Researchers at Werewolf Therapeutics are developing an engineered IL-2 molecule that tackles the same problems as countless other biotechnology companies pitting themselves against pharma behemoths like Sanofi.
“There’s so many super cool [IL-2] agonists that have been designed to bind with higher affinity,” said Hanks. “What’s so special about this one in particular?”
Turning IL-2 into a predatory protein
Cynthia Seidel-Dugan, Chief Scientific Officer at Werewolf Therapeutics, thinks the key to their IL-2 molecule, WTX-124, is its selective activity.
“The whole concept is optimizing the half-life so that we can achieve good tumor exposures, but keeping the molecule inactive in the periphery while activating the full biology of the cytokine once it's released in the tumor. We think that differentiates us from the other approaches,” said Seidel-Dugan.
WTX-124 has three primary parts that dictate its therapeutic function: a half-life extension domain, a native IL-2 protein, and an inactivation domain. The inactivation domain prevents IL-2 from binding to the beta and gamma IL-2 receptor subunits, preventing IL-2 activation of effector T cells and NK cells. When the molecule enters the tumor microenvironment, the inactivation domain and half-life extension domain are removed through cleavage by a tumor-specific protease.
“We had extensive discovery efforts to identify linkers that had the exact profile we were interested in,” said Seidel-Dugan. They wanted linkers that were very stable in circulation, not activated in normal tissues, but then efficiently activated once they reached the tumor microenvironment via tumor-selective proteases.

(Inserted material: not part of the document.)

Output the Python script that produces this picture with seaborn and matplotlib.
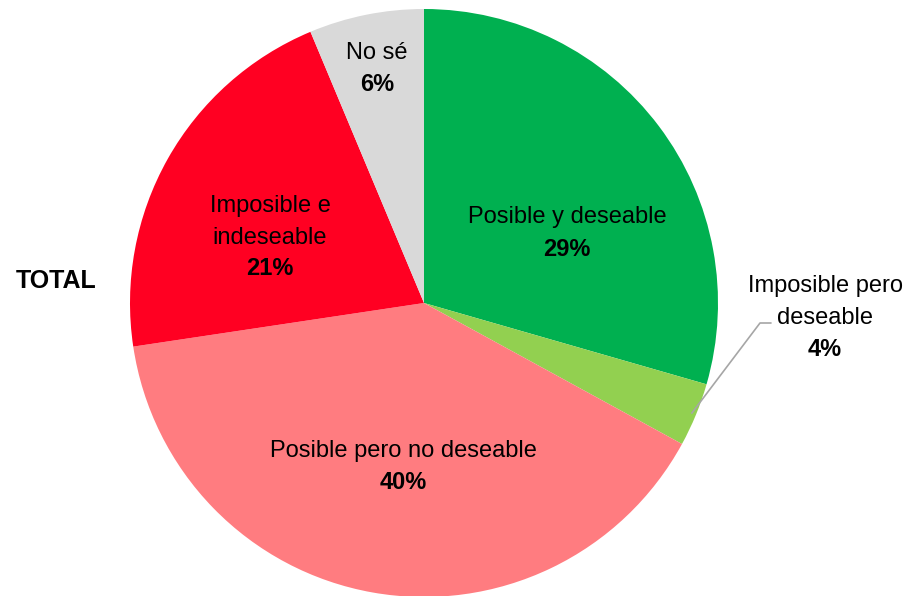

Seidel-Dugan emphasized that the IL-2 molecule released in tumors is native IL-2, rather than an engineered version, something unique to their design.
Randi Isaacs, Chief Medical Officer at Werewolf Therapeutics, added that in addition to the potential for systemic delivery, the increased half-life garnered by the half-life extension domain may offer convenience to patients and clinicians.

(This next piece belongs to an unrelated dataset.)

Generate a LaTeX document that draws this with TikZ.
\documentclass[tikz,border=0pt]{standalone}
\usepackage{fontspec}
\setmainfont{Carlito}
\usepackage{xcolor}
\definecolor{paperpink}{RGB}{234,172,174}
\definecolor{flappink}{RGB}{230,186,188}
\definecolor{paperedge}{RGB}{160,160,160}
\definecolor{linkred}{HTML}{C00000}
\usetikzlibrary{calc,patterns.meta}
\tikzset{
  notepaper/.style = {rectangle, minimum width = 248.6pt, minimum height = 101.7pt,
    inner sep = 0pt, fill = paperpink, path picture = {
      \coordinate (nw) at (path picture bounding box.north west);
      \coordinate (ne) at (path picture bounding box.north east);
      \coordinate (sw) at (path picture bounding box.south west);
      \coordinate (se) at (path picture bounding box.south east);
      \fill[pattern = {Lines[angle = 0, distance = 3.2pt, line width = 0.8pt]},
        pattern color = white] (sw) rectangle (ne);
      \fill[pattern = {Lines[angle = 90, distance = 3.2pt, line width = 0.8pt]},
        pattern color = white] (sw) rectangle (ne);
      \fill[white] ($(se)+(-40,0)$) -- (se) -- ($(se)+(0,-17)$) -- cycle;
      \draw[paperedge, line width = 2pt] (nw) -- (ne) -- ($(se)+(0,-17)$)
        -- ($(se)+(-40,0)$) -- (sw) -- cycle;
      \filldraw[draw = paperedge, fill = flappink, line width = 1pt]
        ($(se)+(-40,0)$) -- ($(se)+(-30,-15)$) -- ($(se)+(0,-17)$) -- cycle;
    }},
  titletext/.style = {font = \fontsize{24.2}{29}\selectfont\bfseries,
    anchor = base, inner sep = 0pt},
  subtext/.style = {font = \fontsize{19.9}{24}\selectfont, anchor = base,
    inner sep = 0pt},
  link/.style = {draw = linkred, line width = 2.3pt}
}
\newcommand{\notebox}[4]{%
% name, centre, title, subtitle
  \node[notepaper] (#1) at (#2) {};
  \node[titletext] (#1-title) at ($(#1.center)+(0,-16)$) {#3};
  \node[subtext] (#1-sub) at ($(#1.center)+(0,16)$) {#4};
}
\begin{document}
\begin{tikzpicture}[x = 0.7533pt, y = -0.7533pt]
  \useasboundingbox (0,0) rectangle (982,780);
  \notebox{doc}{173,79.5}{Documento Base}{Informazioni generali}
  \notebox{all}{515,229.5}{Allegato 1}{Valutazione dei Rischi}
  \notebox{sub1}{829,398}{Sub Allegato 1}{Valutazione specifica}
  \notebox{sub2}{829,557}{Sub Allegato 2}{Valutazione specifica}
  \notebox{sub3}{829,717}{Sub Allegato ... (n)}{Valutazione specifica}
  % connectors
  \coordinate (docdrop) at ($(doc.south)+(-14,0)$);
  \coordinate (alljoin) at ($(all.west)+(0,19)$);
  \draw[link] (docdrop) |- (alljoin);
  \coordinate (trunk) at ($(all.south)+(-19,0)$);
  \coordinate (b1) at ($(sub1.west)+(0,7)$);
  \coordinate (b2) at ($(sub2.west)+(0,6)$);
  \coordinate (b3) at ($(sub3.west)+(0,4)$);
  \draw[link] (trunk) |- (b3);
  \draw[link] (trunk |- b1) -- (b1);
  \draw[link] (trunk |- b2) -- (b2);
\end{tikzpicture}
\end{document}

“For oncology patients, certainly in terms of combinations with standards of care, because of the half-life extension domain, it can be delivered infrequently. It’s a very acceptable regimen. We expect to deliver the compound every two to three weeks in the clinic, which matches very nicely with combinations and other cytokines, checkpoint inhibitors, immunotherapeutic agents, or other standards of care,” said Isaacs.
Preclinical studies in mice showed WTX-124 could effectively reduce tumor size without the nasty side effects seen with classic IL-2 therapy. They also found increased numbers of effector T cells. Based on these results, they think WTX-124 will work as a monotherapy when they start running clinical trials towards the end of the year or early next year.

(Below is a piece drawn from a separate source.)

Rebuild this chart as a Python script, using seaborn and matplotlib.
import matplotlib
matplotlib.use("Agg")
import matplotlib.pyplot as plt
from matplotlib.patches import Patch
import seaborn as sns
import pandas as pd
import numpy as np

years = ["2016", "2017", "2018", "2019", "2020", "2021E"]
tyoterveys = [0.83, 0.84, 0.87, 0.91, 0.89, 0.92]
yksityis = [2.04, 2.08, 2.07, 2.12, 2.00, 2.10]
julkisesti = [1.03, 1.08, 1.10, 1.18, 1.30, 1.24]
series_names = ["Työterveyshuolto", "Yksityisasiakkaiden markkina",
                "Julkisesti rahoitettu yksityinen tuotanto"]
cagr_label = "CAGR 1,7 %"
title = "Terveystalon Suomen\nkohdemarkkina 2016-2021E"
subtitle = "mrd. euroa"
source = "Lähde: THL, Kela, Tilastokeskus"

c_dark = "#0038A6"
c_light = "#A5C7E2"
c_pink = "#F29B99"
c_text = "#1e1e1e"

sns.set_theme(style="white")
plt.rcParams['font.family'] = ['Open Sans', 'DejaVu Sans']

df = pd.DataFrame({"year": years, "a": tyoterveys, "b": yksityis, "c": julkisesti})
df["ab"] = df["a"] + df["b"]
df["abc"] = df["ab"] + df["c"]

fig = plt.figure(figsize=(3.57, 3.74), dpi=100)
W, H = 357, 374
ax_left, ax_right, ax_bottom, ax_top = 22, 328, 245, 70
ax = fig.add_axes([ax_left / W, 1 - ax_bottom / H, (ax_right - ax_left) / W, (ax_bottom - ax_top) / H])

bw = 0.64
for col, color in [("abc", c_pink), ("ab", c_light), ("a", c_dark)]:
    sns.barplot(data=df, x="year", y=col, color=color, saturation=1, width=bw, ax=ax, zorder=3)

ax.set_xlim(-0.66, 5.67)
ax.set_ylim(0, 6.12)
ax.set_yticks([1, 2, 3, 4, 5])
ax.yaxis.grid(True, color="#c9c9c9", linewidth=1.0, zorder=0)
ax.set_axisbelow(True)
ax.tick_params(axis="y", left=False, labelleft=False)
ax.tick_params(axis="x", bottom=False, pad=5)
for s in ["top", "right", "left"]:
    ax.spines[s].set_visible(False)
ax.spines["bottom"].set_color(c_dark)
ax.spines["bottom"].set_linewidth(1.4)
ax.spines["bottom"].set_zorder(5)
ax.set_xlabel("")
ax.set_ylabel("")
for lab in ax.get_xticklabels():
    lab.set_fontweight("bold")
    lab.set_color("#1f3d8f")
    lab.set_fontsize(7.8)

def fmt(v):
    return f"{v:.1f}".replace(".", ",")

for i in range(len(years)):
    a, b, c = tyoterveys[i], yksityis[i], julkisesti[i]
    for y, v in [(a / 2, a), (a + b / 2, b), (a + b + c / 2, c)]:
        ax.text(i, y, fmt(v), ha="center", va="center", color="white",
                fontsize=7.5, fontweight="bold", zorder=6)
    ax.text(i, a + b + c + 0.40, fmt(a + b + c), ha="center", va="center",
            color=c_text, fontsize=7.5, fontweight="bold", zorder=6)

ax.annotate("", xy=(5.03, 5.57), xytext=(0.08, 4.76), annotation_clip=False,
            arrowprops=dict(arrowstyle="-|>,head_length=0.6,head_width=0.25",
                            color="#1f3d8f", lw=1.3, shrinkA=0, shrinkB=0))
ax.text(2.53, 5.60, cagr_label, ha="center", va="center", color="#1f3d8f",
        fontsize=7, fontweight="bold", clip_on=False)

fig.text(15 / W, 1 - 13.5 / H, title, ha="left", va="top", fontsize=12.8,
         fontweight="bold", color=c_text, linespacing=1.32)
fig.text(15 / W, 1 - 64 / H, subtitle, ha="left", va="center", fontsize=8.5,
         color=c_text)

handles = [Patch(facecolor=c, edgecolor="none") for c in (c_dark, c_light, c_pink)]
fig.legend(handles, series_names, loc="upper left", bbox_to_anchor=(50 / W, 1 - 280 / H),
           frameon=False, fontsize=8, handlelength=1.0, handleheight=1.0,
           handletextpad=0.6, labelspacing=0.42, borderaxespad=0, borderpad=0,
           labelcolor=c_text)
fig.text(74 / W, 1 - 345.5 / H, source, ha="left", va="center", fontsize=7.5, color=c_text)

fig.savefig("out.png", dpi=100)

Werewolf Therapeutics isn’t just in the IL-2 business though. The team at Werewolf Therapeutics wants to use their selectively active engineered system to develop other effective, non-toxic cytokine therapies. They collectively call these INDUKINE molecules.
Another INDUKINE molecule in development, WTX-330, aims to deliver another interleukin, IL-12 to fight tumors. IL-12 not only activates effector T cells and NK cells without activating regulatory T cells, but it also prevents the formation of new vessels, cutting off the tumor’s food supply and slowing its growth. Although IL-12 works well in mice, it’s too toxic to use in humans (2).
If WTX-330 proves safe in humans, it could offer an entirely new therapeutic agent. Hanks thinks that the toxicity limiting design of the INDUKINE molecules may benefit IL-12 efficacy more than IL-2. “It’s always tough to tell, and you never know until you run a trial,” said Hanks.
References
- Rosenberg, S.A. et al. IL-2: The first effective immunotherapy for cancer. J Immunol 192, 5451-8 (2014).
- Nguyen, K.G. et al. Localized IL-12 for cancer immunotherapy. Front Immunol (2020).